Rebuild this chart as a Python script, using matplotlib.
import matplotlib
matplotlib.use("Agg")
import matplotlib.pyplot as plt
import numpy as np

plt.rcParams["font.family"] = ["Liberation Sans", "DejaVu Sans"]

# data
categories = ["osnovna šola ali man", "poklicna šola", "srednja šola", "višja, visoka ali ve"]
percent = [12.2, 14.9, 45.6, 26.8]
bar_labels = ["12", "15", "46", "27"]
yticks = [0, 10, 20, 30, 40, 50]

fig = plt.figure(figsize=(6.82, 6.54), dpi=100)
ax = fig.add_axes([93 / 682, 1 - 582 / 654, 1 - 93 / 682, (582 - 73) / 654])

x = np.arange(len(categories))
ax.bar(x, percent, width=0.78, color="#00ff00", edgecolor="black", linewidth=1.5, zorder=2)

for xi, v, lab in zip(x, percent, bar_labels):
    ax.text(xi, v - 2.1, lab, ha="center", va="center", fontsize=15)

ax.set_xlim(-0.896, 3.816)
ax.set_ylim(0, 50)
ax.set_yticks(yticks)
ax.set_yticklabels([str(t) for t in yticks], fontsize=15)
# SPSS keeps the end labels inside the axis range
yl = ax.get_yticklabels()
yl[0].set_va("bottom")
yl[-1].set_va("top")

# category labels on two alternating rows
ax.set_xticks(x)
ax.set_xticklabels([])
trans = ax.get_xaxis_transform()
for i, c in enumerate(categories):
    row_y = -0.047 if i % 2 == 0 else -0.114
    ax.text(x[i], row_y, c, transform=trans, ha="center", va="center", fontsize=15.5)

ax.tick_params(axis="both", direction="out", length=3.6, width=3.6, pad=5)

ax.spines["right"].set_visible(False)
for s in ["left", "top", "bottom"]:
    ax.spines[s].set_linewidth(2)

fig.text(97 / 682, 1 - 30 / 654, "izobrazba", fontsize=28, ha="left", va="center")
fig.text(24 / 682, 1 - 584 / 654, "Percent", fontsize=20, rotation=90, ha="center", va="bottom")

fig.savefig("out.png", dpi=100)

**Task goal**
Would you reproduce the material above in full, exactly as given?

**Correct result**
Rebuild this chart as a Python script, using matplotlib.
import matplotlib
matplotlib.use("Agg")
import matplotlib.pyplot as plt
import numpy as np

plt.rcParams["font.family"] = ["Liberation Sans", "DejaVu Sans"]

# data
categories = ["osnovna šola ali man", "poklicna šola", "srednja šola", "višja, visoka ali ve"]
percent = [12.2, 14.9, 45.6, 26.8]
bar_labels = ["12", "15", "46", "27"]
yticks = [0, 10, 20, 30, 40, 50]

fig = plt.figure(figsize=(6.82, 6.54), dpi=100)
ax = fig.add_axes([93 / 682, 1 - 582 / 654, 1 - 93 / 682, (582 - 73) / 654])

x = np.arange(len(categories))
ax.bar(x, percent, width=0.78, color="#00ff00", edgecolor="black", linewidth=1.5, zorder=2)

for xi, v, lab in zip(x, percent, bar_labels):
    ax.text(xi, v - 2.1, lab, ha="center", va="center", fontsize=15)

ax.set_xlim(-0.896, 3.816)
ax.set_ylim(0, 50)
ax.set_yticks(yticks)
ax.set_yticklabels([str(t) for t in yticks], fontsize=15)
# SPSS keeps the end labels inside the axis range
yl = ax.get_yticklabels()
yl[0].set_va("bottom")
yl[-1].set_va("top")

# category labels on two alternating rows
ax.set_xticks(x)
ax.set_xticklabels([])
trans = ax.get_xaxis_transform()
for i, c in enumerate(categories):
    row_y = -0.047 if i % 2 == 0 else -0.114
    ax.text(x[i], row_y, c, transform=trans, ha="center", va="center", fontsize=15.5)

ax.tick_params(axis="both", direction="out", length=3.6, width=3.6, pad=5)

ax.spines["right"].set_visible(False)
for s in ["left", "top", "bottom"]:
    ax.spines[s].set_linewidth(2)

fig.text(97 / 682, 1 - 30 / 654, "izobrazba", fontsize=28, ha="left", va="center")
fig.text(24 / 682, 1 - 584 / 654, "Percent", fontsize=20, rotation=90, ha="center", va="bottom")

fig.savefig("out.png", dpi=100)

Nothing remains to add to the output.